Graduate Research - Targeted Imaging

Cardiovascular diseases present a serious threat to human health, with nearly one in three deaths in the United States attributable to these afflictions. The development of atherosclerosis targeted imaging agents has the capability to provide molecular information about pathological clots, potentially improving detection, risk stratification, and therapy of cardiovascular diseases. Nanocarriers are a promising platform for the development of molecular imaging agents as they can be modified to have external targeting ligands and internal functional cargo. I synthesized chemically functionalized bacteriophase MS2 capsids as protein-based nanoparticles for fibrin and vascular cellular adhesion molecule 1 (VCAM1) imaging. The capsids were modified using an oxidative coupling reaction, conjugating ~90 copies of targeting peptides to the exterior of each protein shell. The ability of the multivalent, targeted capsids to bind fibrin was first demonstrated by determining the impact on thrombin-mediated clot formation.

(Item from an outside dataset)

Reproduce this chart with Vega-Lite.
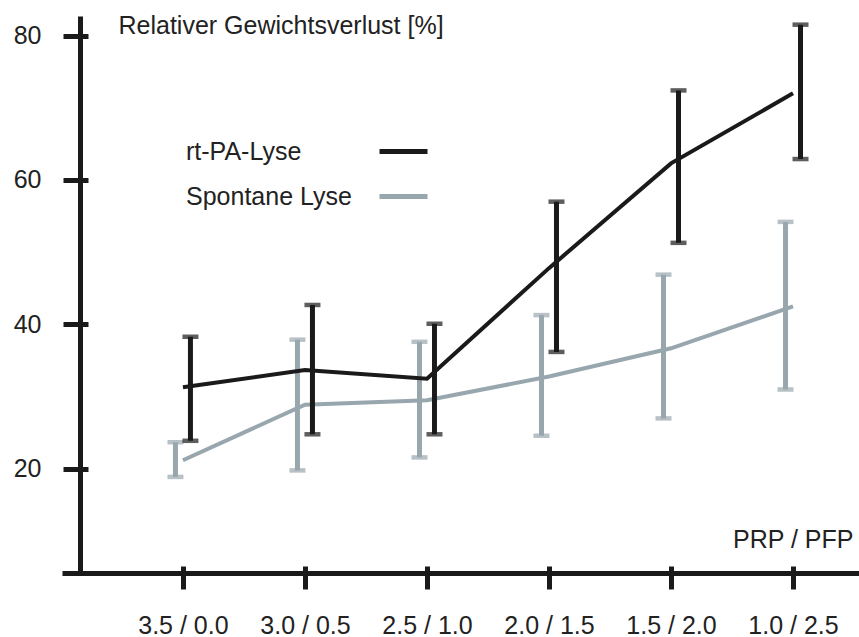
{
  "$schema": "https://vega.github.io/schema/vega-lite/v6.json",
  "width": 797,
  "height": 557,
  "autosize": "none",
  "padding": {"left": 62, "top": 16, "right": 0, "bottom": 64},
  "background": "white",
  "config": {
    "view": {"stroke": null},
    "font": "Liberation Sans",
    "axis": {"grid": false}
  },
  "data": {
    "values": [
      {"pair": "3.5 / 0.0", "series": "rt-PA-Lyse", "mean": 31.3, "lo": 23.9, "hi": 38.3},
      {"pair": "3.0 / 0.5", "series": "rt-PA-Lyse", "mean": 33.7, "lo": 24.8, "hi": 42.7},
      {"pair": "2.5 / 1.0", "series": "rt-PA-Lyse", "mean": 32.5, "lo": 24.8, "hi": 40.1},
      {"pair": "2.0 / 1.5", "series": "rt-PA-Lyse", "mean": 47.8, "lo": 36.2, "hi": 57.0},
      {"pair": "1.5 / 2.0", "series": "rt-PA-Lyse", "mean": 62.3, "lo": 51.3, "hi": 72.4},
      {"pair": "1.0 / 2.5", "series": "rt-PA-Lyse", "mean": 72.0, "lo": 62.9, "hi": 81.5},
      {"pair": "3.5 / 0.0", "series": "Spontane Lyse", "mean": 21.2, "lo": 18.9, "hi": 23.7},
      {"pair": "3.0 / 0.5", "series": "Spontane Lyse", "mean": 28.9, "lo": 19.8, "hi": 37.9},
      {"pair": "2.5 / 1.0", "series": "Spontane Lyse", "mean": 29.5, "lo": 21.6, "hi": 37.6},
      {"pair": "2.0 / 1.5", "series": "Spontane Lyse", "mean": 32.8, "lo": 24.6, "hi": 41.3},
      {"pair": "1.5 / 2.0", "series": "Spontane Lyse", "mean": 36.7, "lo": 27.0, "hi": 46.9},
      {"pair": "1.0 / 2.5", "series": "Spontane Lyse", "mean": 42.5, "lo": 31.0, "hi": 54.2}
    ]
  },
  "resolve": {"axis": {"x": "independent", "y": "independent"}},
  "layer": [
    {
      "transform": [{"filter": "datum.series === 'Spontane Lyse'"}],
      "mark": {"type": "line", "strokeWidth": 4},
      "encoding": {
        "x": {
          "field": "pair", "type": "ordinal", "sort": null,
          "scale": {"type": "point", "align": 0.647, "padding": 0.766},
          "axis": {
            "orient": "bottom", "domain": true, "domainColor": "#1a1a1a", "domainWidth": 5,
            "ticks": true, "tickColor": "#1a1a1a", "tickWidth": 5, "tickSize": 16,
            "labelFontSize": 25, "labelColor": "#222222", "labelAngle": 0,
            "labelBaseline": "alphabetic", "labelPadding": 44,
            "title": "PRP / PFP", "titleFontSize": 25, "titleFontWeight": "normal", "titleColor": "#222222",
            "titleAlign": "right", "titleBaseline": "alphabetic", "titleX": 791, "titleY": -26
          }
        },
        "y": {
          "field": "mean", "type": "quantitative",
          "scale": {"domain": [5.6, 82.7], "nice": false, "zero": false},
          "axis": {
            "orient": "left", "offset": -18, "values": [20, 40, 60, 80],
            "domain": true, "domainColor": "#1a1a1a", "domainWidth": 5,
            "ticks": true, "tickColor": "#1a1a1a", "tickWidth": 5, "tickSize": 17,
            "labelFontSize": 25, "labelColor": "#222222", "labelPadding": 22,
            "title": "Relativer Gewichtsverlust [%]", "titleFontSize": 25, "titleFontWeight": "normal",
            "titleColor": "#222222", "titleAngle": 0, "titleAlign": "left", "titleBaseline": "alphabetic",
            "titleX": 38, "titleY": 17
          }
        },
        "color": {
          "field": "series", "type": "nominal",
          "scale": {"domain": ["rt-PA-Lyse", "Spontane Lyse"], "range": ["#1a1a1a", "#98a6ae"]},
          "legend": {
            "orient": "none", "legendX": 315, "legendY": 109, "title": null,
            "padding": 0, "symbolType": "stroke", "symbolStrokeWidth": 5, "symbolSize": 2304,
            "labelFontSize": 25, "labelColor": "#222222", "labelOffset": -244, "labelLimit": 400,
            "rowPadding": 5
          }
        }
      }
    },
    {
      "transform": [{"filter": "datum.series === 'Spontane Lyse'"}],
      "mark": {"type": "rule", "strokeWidth": 5, "xOffset": -7.5},
      "encoding": {
        "x": {
          "field": "pair", "type": "ordinal", "sort": null,
          "axis": {"orient": "bottom", "offset": -7, "domain": false, "labels": false, "tickSize": 7, "tickWidth": 5, "tickColor": "#1a1a1a", "title": null}
        },
        "y": {
          "field": "lo", "type": "quantitative",
          "axis": {"orient": "left", "offset": -26, "values": [20, 40, 60, 80], "domain": false, "labels": false, "tickSize": 8, "tickWidth": 5, "tickColor": "#1a1a1a", "title": null}
        },
        "y2": {"field": "hi"},
        "color": {"field": "series", "type": "nominal", "legend": null}
      }
    },
    {
      "transform": [{"filter": "datum.series === 'Spontane Lyse'"}],
      "mark": {"type": "tick", "size": 16, "thickness": 4.5, "xOffset": -7.5},
      "encoding": {
        "x": {"field": "pair", "type": "ordinal", "sort": null, "axis": null},
        "y": {"field": "lo", "type": "quantitative", "axis": null},
        "color": {"field": "series", "type": "nominal", "legend": null}
      }
    },
    {
      "transform": [{"filter": "datum.series === 'Spontane Lyse'"}],
      "mark": {"type": "tick", "size": 16, "thickness": 4.5, "xOffset": -7.5},
      "encoding": {
        "x": {"field": "pair", "type": "ordinal", "sort": null, "axis": null},
        "y": {"field": "hi", "type": "quantitative", "axis": null},
        "color": {"field": "series", "type": "nominal", "legend": null}
      }
    },
    {
      "transform": [{"filter": "datum.series === 'rt-PA-Lyse'"}],
      "mark": {"type": "line", "strokeWidth": 4},
      "encoding": {
        "x": {"field": "pair", "type": "ordinal", "sort": null, "axis": null},
        "y": {"field": "mean", "type": "quantitative", "axis": null},
        "color": {"field": "series", "type": "nominal", "legend": null}
      }
    },
    {
      "transform": [{"filter": "datum.series === 'rt-PA-Lyse'"}],
      "mark": {"type": "rule", "strokeWidth": 5, "xOffset": 7.5},
      "encoding": {
        "x": {"field": "pair", "type": "ordinal", "sort": null, "axis": null},
        "y": {"field": "lo", "type": "quantitative", "axis": null},
        "y2": {"field": "hi"},
        "color": {"field": "series", "type": "nominal", "legend": null}
      }
    },
    {
      "transform": [{"filter": "datum.series === 'rt-PA-Lyse'"}],
      "mark": {"type": "tick", "size": 16, "thickness": 4.5, "xOffset": 7.5},
      "encoding": {
        "x": {"field": "pair", "type": "ordinal", "sort": null, "axis": null},
        "y": {"field": "lo", "type": "quantitative", "axis": null},
        "color": {"field": "series", "type": "nominal", "legend": null}
      }
    },
    {
      "transform": [{"filter": "datum.series === 'rt-PA-Lyse'"}],
      "mark": {"type": "tick", "size": 16, "thickness": 4.5, "xOffset": 7.5},
      "encoding": {
        "x": {"field": "pair", "type": "ordinal", "sort": null, "axis": null},
        "y": {"field": "hi", "type": "quantitative", "axis": null},
        "color": {"field": "series", "type": "nominal", "legend": null}
      }
    }
  ]
}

The modified capsids out-performed the free peptides and were shown to inhibit clot formation at effective concentrations over ten-fold lower than the monomeric peptide alone. The installation of near-infrared fluorophores on the interior surface of the capsids enabled optical detection of binding to fibrin clots. The targeted capsids bound to fibrin, exhibiting higher signal-to-background than control, non-targeted MS2-based nanoagents.